§ Exercise requirements
Your task is to retype the lines from the opening of the material through the line that includes "const yTicksA12 = [0, 0.1, 0.2, 0.3, 0.4, 0.5]". Do not copy the pictures.

Start of Dataset content

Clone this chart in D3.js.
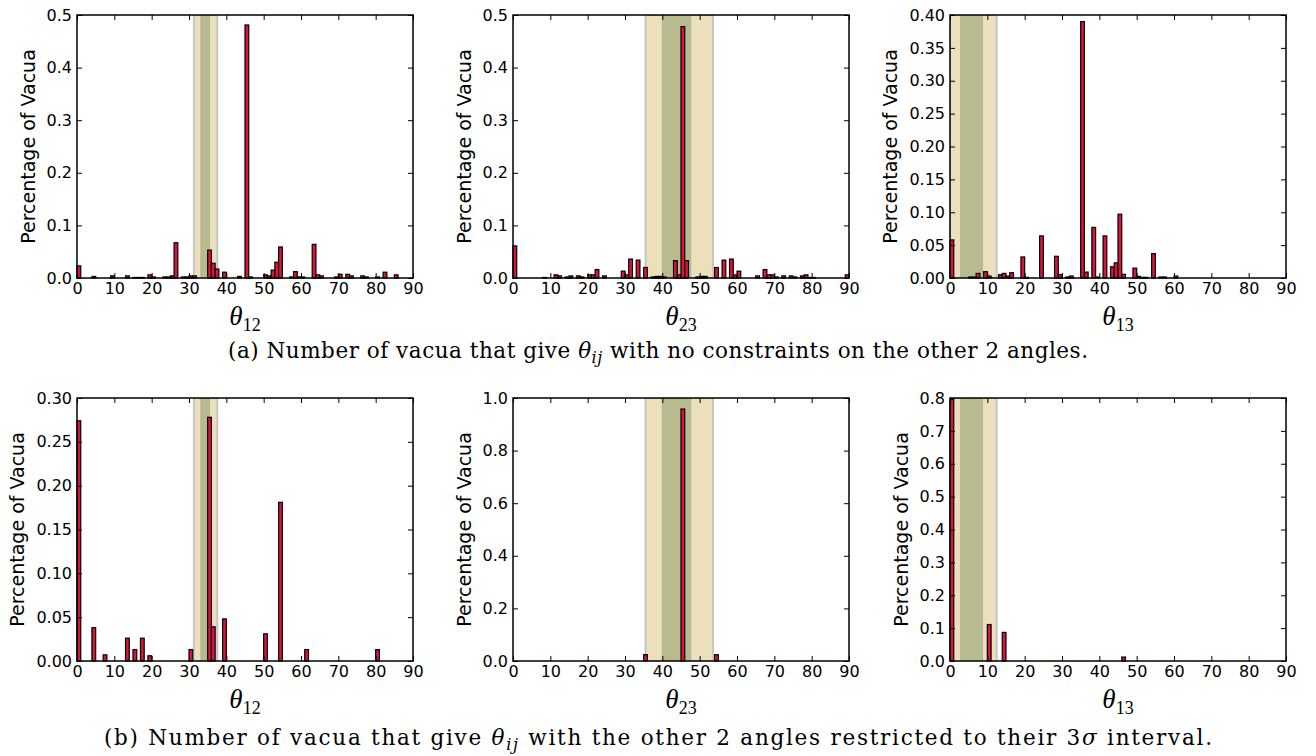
<!DOCTYPE html>
<html>
<head>
<meta charset="utf-8">
<script src="https://cdn.jsdelivr.net/npm/d3@7"></script>
<style>
  body { margin: 0; background: #fff; }
</style>
</head>
<body>
<svg id="chart" width="1316" height="756"></svg>
<script>
// x axis (angle, degrees) ticks shared by all six panels
const xTicks = [0, 10, 20, 30, 40, 50, 60, 70, 80, 90]

// (a) no constraints on the other two angles
const thetaA12 = [0, 4, 9, 13, 15, 16, 17, 19, 20, 23, 24, 25, 26, 28, 29, 30, 31, 35, 36, 37, 39, 43, 45, 46, 50, 51, 52, 53, 54, 57, 58, 59, 60, 63, 64, 65, 69, 70, 72, 73, 76, 77, 80, 82, 85]
const fracA12 = [0.023, 0.003, 0.004, 0.004, 0.001, 0.001, 0.001, 0.006, 0.002, 0.002, 0.002, 0.004, 0.067, 0.002, 0.002, 0.004, 0.004, 0.053, 0.028, 0.017, 0.011, 0.003, 0.481, 0.002, 0.006, 0.004, 0.015, 0.030, 0.059, 0.002, 0.012, 0.002, 0.002, 0.064, 0.006, 0.004, 0.002, 0.007, 0.007, 0.004, 0.004, 0.002, 0.002, 0.011, 0.006]
const yTicksA12 = [0, 0.1, 0.2, 0.3, 0.4, 0.5]

const thetaA23 = [0, 8, 11, 12, 14, 15, 17, 18, 20, 21, 22, 24, 29, 30, 31, 33, 35, 37, 38, 39, 40, 43, 44, 45, 46, 49, 50, 51, 54, 56, 58, 59, 60, 65, 67, 68, 69, 70, 72, 74, 75, 77, 78, 79, 80, 89]
const fracA23 = [0.061, 0.001, 0.006, 0.004, 0.002, 0.004, 0.004, 0.002, 0.006, 0.006, 0.016, 0.004, 0.013, 0.006, 0.036, 0.034, 0.020, 0.002, 0.003, 0.003, 0.002, 0.033, 0.006, 0.478, 0.033, 0.002, 0.003, 0.003, 0.020, 0.034, 0.036, 0.006, 0.013, 0.004, 0.016, 0.006, 0.006, 0.002, 0.004, 0.004, 0.002, 0.004, 0.006, 0.001, 0.001, 0.006]
const yTicksA23 = [0, 0.1, 0.2, 0.3, 0.4, 0.5]

const thetaA13 = [0, 5, 6, 7, 9, 10, 13, 14, 15, 16, 19, 20, 24, 28, 29, 31, 32, 35, 36, 38, 39, 41, 43, 44, 45, 46, 49, 50, 51, 52, 54, 56, 57, 60]
const fracA13 = [0.058, 0.0015, 0.0015, 0.007, 0.0096, 0.003, 0.005, 0.007, 0.003, 0.008, 0.032, 0.001, 0.064, 0.033, 0.005, 0.0015, 0.003, 0.390, 0.009, 0.077, 0.0015, 0.064, 0.017, 0.023, 0.097, 0.0056, 0.015, 0.0025, 0.001, 0.001, 0.037, 0.0015, 0.0015, 0.003]
const yTicksA13 = [0, 0.05, 0.10, 0.15, 0.20, 0.25, 0.30, 0.35, 0.40]

// (b) other two angles restricted to their 3 sigma interval
const thetaB12 = [0, 4, 7, 13, 15, 17, 19, 30, 35, 36, 39, 50, 54, 61, 80]
const fracB12 = [0.274, 0.038, 0.007, 0.026, 0.013, 0.026, 0.006, 0.013, 0.278, 0.039, 0.048, 0.031, 0.181, 0.013, 0.013]
const yTicksB12 = [0, 0.05, 0.10, 0.15, 0.20, 0.25, 0.30]

const thetaB23 = [35, 45, 54]
const fracB23 = [0.024, 0.958, 0.024]
const yTicksB23 = [0, 0.2, 0.4, 0.6, 0.8, 1.0]

const thetaB13 = [0, 10, 14, 46]
const fracB13 = [0.795, 0.111, 0.087, 0.012]
const yTicksB13 = [0, 0.1, 0.2, 0.3, 0.4, 0.5, 0.6, 0.7, 0.8]

// experimental ranges: outer = 3 sigma, inner = 1 sigma
const band12 = [31.3, 37.6]
const inner12 = [33.2, 35.5]
const band23 = [35.5, 53.6]
const inner23 = [40.0, 47.6]
const band13 = [0, 12.5]
const inner13 = [2.9, 8.7]

const captionA = ['(a) Number of vacua that give ', 'θ', 'ij', ' with no constraints on the other 2 angles.']
const captionB = ['(b) Number of vacua that give ', 'θ', 'ij', ' with the other 2 angles restricted to their 3', 'σ', ' interval.']

const cols = [77, 513, 950]
const rows = [15, 398]
const plotW = 336
const plotH = 263
const binW = 1

const panels = [
  {row: 0, col: 0, theta: thetaA12, frac: fracA12, yTicks: yTicksA12, fmt: '.1f', band: band12, inner: inner12, sub: '12'},
  {row: 0, col: 1, theta: thetaA23, frac: fracA23, yTicks: yTicksA23, fmt: '.1f', band: band23, inner: inner23, sub: '23'},
  {row: 0, col: 2, theta: thetaA13, frac: fracA13, yTicks: yTicksA13, fmt: '.2f', band: band13, inner: inner13, sub: '13'},
  {row: 1, col: 0, theta: thetaB12, frac: fracB12, yTicks: yTicksB12, fmt: '.2f', band: band12, inner: inner12, sub: '12'},
  {row: 1, col: 1, theta: thetaB23, frac: fracB23, yTicks: yTicksB23, fmt: '.1f', band: band23, inner: inner23, sub: '23'},
  {row: 1, col: 2, theta: thetaB13, frac: fracB13, yTicks: yTicksB13, fmt: '.1f', band: band13, inner: inner13, sub: '13'}
]

const svg = d3.select('#chart')
const sansFont = '"DejaVu Sans", sans-serif'
const serifFont = '"Liberation Serif", "Times New Roman", serif'
const captionFont = '"DejaVu Serif", "Liberation Serif", serif'

panels.forEach((p, i) => {
  const x = d3.scaleLinear().domain([0, 90]).range([0, plotW])
  const y = d3.scaleLinear().domain([0, p.yTicks[p.yTicks.length - 1]]).range([plotH, 0])
  const g = svg.append('g')
    .attr('transform', `translate(${cols[p.col]},${rows[p.row]})`)

  g.append('clipPath')
    .attr('id', 'clip' + i)
    .append('rect')
    .attr('width', plotW)
    .attr('height', plotH)

  const bands = g.append('g').attr('clip-path', `url(#clip${i})`)
  bands.append('rect')
    .attr('x', x(p.band[0]))
    .attr('width', x(p.band[1]) - x(p.band[0]))
    .attr('y', 0)
    .attr('height', plotH)
    .style('fill', '#ebe0bb')
    .style('stroke', '#bcc3c9')
    .style('stroke-width', 1.8)
  bands.append('rect')
    .attr('x', x(p.inner[0]))
    .attr('width', x(p.inner[1]) - x(p.inner[0]))
    .attr('y', 0)
    .attr('height', plotH)
    .style('fill', '#b7bb8e')
    .style('stroke', '#adb29c')
    .style('stroke-width', 1)

  const data = p.theta.map((t, k) => ({t: t, v: p.frac[k]}))
  g.append('g')
    .selectAll('rect')
    .data(data)
    .enter()
    .append('rect')
    .attr('x', d => x(d.t))
    .attr('width', d => x(d.t + binW) - x(d.t))
    .attr('y', d => y(d.v))
    .attr('height', d => plotH - y(d.v))
    .style('fill', '#dc143c')
    .style('stroke', '#000')
    .style('stroke-width', 1.2)

  // inward ticks on all four sides, labels only bottom and left
  g.append('g')
    .attr('transform', `translate(0,${plotH})`)
    .call(d3.axisBottom(x).tickValues(xTicks).tickSizeInner(-5).tickSizeOuter(0).tickPadding(5))
  g.append('g')
    .call(d3.axisTop(x).tickValues(xTicks).tickSizeInner(-5).tickSizeOuter(0).tickFormat(''))
  const left = g.append('g')
    .call(d3.axisLeft(y).tickValues(p.yTicks).tickSizeInner(-5).tickSizeOuter(0).tickPadding(5).tickFormat(d3.format(p.fmt)))
  g.append('g')
    .attr('transform', `translate(${plotW},0)`)
    .call(d3.axisRight(y).tickValues(p.yTicks).tickSizeInner(-5).tickSizeOuter(0).tickFormat(''))

  g.selectAll('.domain').remove()
  g.selectAll('.tick line').style('stroke', '#000').style('stroke-width', 1)
  g.selectAll('.tick text')
    .style('font-family', sansFont)
    .style('font-size', '16px')
    .style('fill', '#000')

  g.append('rect')
    .attr('width', plotW)
    .attr('height', plotH)
    .style('fill', 'none')
    .style('stroke', '#000')
    .style('stroke-width', 1.5)

  let maxW = 0
  left.selectAll('.tick text').each(function () {
    maxW = Math.max(maxW, this.getBBox().width)
  })
  g.append('text')
    .attr('transform', `translate(${-5 - maxW - 19},${plotH / 2})rotate(-90)`)
    .attr('text-anchor', 'middle')
    .attr('dominant-baseline', 'central')
    .style('font-family', sansFont)
    .style('font-size', '19px')
    .text('Percentage of Vacua')

  const xl = g.append('text')
    .attr('x', plotW / 2)
    .attr('y', plotH + 47)
    .attr('text-anchor', 'middle')
    .style('font-family', serifFont)
  xl.append('tspan')
    .style('font-style', 'italic')
    .style('font-size', '27px')
    .text('θ')
  xl.append('tspan')
    .attr('dy', 6)
    .style('font-size', '18px')
    .text(p.sub)
})

function caption (parts, yPos, span) {
  const t = svg.append('text')
    .attr('x', 658)
    .attr('y', yPos)
    .attr('text-anchor', 'middle')
    .attr('textLength', span)
    .attr('lengthAdjust', 'spacing')
    .style('font-family', captionFont)
    .style('font-size', '21.5px')
  t.append('tspan').text(parts[0])
  t.append('tspan').style('font-style', 'italic').text(parts[1])
  t.append('tspan').attr('dy', 5).style('font-style', 'italic').style('font-size', '16px').text(parts[2])
  t.append('tspan').attr('dy', -5).text(parts[3])
  if (parts.length > 4) {
    t.append('tspan').style('font-style', 'italic').text(parts[4])
    t.append('tspan').text(parts[5])
  }
  return t
}

caption(captionA, 358, 860)
caption(captionB, 745, 1108)
</script>
</body>
</html>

End of Dataset content

§ Exercise output
Clone this chart in D3.js.
<!DOCTYPE html>
<html>
<head>
<meta charset="utf-8">
<script src="https://cdn.jsdelivr.net/npm/d3@7"></script>
<style>
  body { margin: 0; background: #fff; }
</style>
</head>
<body>
<svg id="chart" width="1316" height="756"></svg>
<script>
// x axis (angle, degrees) ticks shared by all six panels
const xTicks = [0, 10, 20, 30, 40, 50, 60, 70, 80, 90]

// (a) no constraints on the other two angles
const thetaA12 = [0, 4, 9, 13, 15, 16, 17, 19, 20, 23, 24, 25, 26, 28, 29, 30, 31, 35, 36, 37, 39, 43, 45, 46, 50, 51, 52, 53, 54, 57, 58, 59, 60, 63, 64, 65, 69, 70, 72, 73, 76, 77, 80, 82, 85]
const fracA12 = [0.023, 0.003, 0.004, 0.004, 0.001, 0.001, 0.001, 0.006, 0.002, 0.002, 0.002, 0.004, 0.067, 0.002, 0.002, 0.004, 0.004, 0.053, 0.028, 0.017, 0.011, 0.003, 0.481, 0.002, 0.006, 0.004, 0.015, 0.030, 0.059, 0.002, 0.012, 0.002, 0.002, 0.064, 0.006, 0.004, 0.002, 0.007, 0.007, 0.004, 0.004, 0.002, 0.002, 0.011, 0.006]
const yTicksA12 = [0, 0.1, 0.2, 0.3, 0.4, 0.5]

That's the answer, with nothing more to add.